Wu Qianbi, a 42-year-old exorcist, performs the Nuo ritual, one type of the exorcising rituals in existence, as usual yearly in an outlying village of ethnic Tujia people at the base of Fanjing Mountain in southwest China's Guizhou Province.

A former "living god" in the eyes of villagers, Wu now cites his role merely as "a player who entertains" villagers.

"I still remember very well what my master told me that Nuo is to relieve pain for others," recalled Wu. "But now for me the most essential thing is whether or not I can bring joy to my village folks."

The Nuo ritual has been practiced in China thousands of years from the primitive times when early men performed sacrifices and conducted ceremonial services to pay tribute to ancestors, gods and goddesses while exorcising demons. It spread widely among people of various ethnicities in the Yangtze River valley, the Yellow River Valley and the secluded southwestern region.

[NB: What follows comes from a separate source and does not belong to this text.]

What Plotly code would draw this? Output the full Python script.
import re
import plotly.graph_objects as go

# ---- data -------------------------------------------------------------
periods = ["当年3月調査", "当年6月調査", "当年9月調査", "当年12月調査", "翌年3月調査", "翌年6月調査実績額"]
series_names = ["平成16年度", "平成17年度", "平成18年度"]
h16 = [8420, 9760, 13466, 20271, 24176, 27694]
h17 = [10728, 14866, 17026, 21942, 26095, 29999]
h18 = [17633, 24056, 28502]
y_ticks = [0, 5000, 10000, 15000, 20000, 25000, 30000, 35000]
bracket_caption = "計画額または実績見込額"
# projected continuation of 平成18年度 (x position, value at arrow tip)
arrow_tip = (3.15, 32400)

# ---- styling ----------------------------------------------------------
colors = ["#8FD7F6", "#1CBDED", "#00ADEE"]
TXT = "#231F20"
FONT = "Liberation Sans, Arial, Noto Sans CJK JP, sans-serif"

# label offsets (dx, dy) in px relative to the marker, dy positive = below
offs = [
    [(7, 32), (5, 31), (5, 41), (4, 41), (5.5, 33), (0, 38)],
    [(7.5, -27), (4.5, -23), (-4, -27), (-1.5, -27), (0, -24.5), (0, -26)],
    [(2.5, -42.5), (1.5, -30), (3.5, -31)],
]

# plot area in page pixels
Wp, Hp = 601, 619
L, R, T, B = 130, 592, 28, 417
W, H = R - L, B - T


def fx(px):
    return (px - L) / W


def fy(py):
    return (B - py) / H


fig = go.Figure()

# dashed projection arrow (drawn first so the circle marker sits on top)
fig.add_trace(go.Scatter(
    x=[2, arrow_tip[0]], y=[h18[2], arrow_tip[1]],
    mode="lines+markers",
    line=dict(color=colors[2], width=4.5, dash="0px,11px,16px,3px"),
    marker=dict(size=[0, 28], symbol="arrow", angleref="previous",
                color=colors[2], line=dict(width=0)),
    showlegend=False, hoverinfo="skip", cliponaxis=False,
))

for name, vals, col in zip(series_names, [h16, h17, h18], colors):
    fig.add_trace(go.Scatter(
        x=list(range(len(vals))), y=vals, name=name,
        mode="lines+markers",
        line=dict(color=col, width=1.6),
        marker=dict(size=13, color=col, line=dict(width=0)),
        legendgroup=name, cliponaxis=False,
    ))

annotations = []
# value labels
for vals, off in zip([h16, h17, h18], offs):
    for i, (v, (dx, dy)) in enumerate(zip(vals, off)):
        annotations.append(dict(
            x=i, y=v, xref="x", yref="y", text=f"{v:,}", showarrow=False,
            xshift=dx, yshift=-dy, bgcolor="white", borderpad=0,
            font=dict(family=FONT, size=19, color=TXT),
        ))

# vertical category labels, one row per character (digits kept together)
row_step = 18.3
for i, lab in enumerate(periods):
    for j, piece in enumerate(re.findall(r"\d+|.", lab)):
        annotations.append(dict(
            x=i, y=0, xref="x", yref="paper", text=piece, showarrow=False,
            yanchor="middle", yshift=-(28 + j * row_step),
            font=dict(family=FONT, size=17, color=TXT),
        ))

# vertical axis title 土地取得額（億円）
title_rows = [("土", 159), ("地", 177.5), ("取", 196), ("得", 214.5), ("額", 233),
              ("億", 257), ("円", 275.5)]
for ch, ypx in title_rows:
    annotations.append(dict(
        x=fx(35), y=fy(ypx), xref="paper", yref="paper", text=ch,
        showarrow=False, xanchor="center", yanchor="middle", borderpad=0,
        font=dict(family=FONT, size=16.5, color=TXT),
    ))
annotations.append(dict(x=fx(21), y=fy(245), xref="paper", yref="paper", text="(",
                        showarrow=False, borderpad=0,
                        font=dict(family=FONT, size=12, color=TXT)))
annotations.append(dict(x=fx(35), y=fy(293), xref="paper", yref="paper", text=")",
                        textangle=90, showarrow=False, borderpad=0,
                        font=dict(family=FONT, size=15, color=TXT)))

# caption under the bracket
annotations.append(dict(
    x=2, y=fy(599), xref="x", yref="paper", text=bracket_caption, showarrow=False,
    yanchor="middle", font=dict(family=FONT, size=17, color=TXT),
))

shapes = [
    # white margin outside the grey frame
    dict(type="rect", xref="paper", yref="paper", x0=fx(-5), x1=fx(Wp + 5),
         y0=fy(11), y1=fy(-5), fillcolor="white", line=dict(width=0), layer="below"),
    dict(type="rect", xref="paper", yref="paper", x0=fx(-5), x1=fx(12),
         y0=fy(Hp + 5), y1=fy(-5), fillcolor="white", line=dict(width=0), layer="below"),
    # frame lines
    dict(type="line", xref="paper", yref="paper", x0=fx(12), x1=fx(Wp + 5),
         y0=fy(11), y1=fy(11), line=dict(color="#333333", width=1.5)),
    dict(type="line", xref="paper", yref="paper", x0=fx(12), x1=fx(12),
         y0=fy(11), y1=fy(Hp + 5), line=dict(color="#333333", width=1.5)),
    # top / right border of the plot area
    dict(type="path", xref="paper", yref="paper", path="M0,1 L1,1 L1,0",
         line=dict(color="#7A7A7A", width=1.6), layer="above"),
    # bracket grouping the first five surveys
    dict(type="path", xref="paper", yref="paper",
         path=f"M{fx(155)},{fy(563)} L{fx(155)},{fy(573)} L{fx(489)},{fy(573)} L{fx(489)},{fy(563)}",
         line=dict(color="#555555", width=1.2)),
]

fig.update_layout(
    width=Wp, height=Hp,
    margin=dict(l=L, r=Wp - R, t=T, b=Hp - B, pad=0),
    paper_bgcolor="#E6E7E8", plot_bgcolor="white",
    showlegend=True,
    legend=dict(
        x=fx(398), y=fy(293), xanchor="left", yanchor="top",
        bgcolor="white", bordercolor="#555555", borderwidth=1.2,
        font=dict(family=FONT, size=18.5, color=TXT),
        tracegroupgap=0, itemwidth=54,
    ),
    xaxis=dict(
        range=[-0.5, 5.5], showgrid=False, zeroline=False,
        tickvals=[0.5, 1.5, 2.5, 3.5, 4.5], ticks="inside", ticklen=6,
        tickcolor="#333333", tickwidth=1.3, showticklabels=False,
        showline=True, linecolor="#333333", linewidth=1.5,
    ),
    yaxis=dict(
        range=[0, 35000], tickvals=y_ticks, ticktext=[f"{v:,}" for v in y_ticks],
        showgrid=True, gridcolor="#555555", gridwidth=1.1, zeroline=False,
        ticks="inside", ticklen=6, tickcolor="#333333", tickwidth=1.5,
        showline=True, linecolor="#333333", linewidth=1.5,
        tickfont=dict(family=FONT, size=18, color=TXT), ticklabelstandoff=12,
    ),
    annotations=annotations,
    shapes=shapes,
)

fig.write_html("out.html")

Wu has been a "spiritual tutor", considered to wield magic power to disperse evil demons, spirits and pestilence, for 22 straight years. Besides training in ritual procedures and exorcism, Wu is adept in Nuo opera.

The whole ritual procedure includes inviting, welcoming, and thanking spirits. Following the solemn ritual, the Nuo opera will be performed to entertain the spirits.

Equipped with whips and face masks, performers dance to different mysterious tunes, with masks they wear painted in different colors -- black, white and red -- and bear varied countenances -- some look amiable and others ferocious and frightening.

But with the passage of time and increasing popularization of scientific knowledge, the primitive superstitious ritual has now been transformed into a theatrical performance for entertainment.

"Formerly, the ritual gives expression to the uncertainty of primitive people towards the unknown world and universe, but nowadays the most fascinating part is the vivid Nuo opera that follows," said Tuo Xiuming, a noted scholar and director of China Southwest Nuo Culture Research Center.

Guizhou Province is famous for the greatest varieties of Nuo opera. Wherever there is a Nuo opera performance in an outlying village, farmers in surrounding villages will trek dozens of kilometers of hillside path to watch. Though some elderly folks still have awe and reverence for the Nuo dancing "gods", fewer now are familiar with the content and expertise of the ritual.

But in the eyes of researchers, Nuo, which has a harmonizing force in village society, is gradually fading away.

"The pressing issue now is how to protect it from extinction," said Qu Liuyi, director of the China Nuo Opera Research Association.

"The opera contains general knowledge about religion, society and ethnic groups in the early stages of human society and provides an important reference value in the in-depth study of music, dance and painting as well as other arts."

Nuo culture studies have become a hot topic for academics. At a seminar held recently in Guizhou Province, more than 100 experts from China and abroad discussed protection efforts.

The Nuo culture has also attracts overseas viewers. A Nuo opera performed by artists from Guizhou was welcomed in France and Spainand exhibits of graceful Nuo masks made in Yunnan Province were popular with visitors in Japan.

But experts say there is much to be done.

Qu said the crux of matter is how to protect the original state of the opera, including the costumes, masks, and more importantly, the cultural environment where the opera developed.

Prof. Koichiro Inahata from prestigious Waseda University in Japan, acknowledged that some old Nuo ritual masks have been lost or sunk into oblivion in the long history.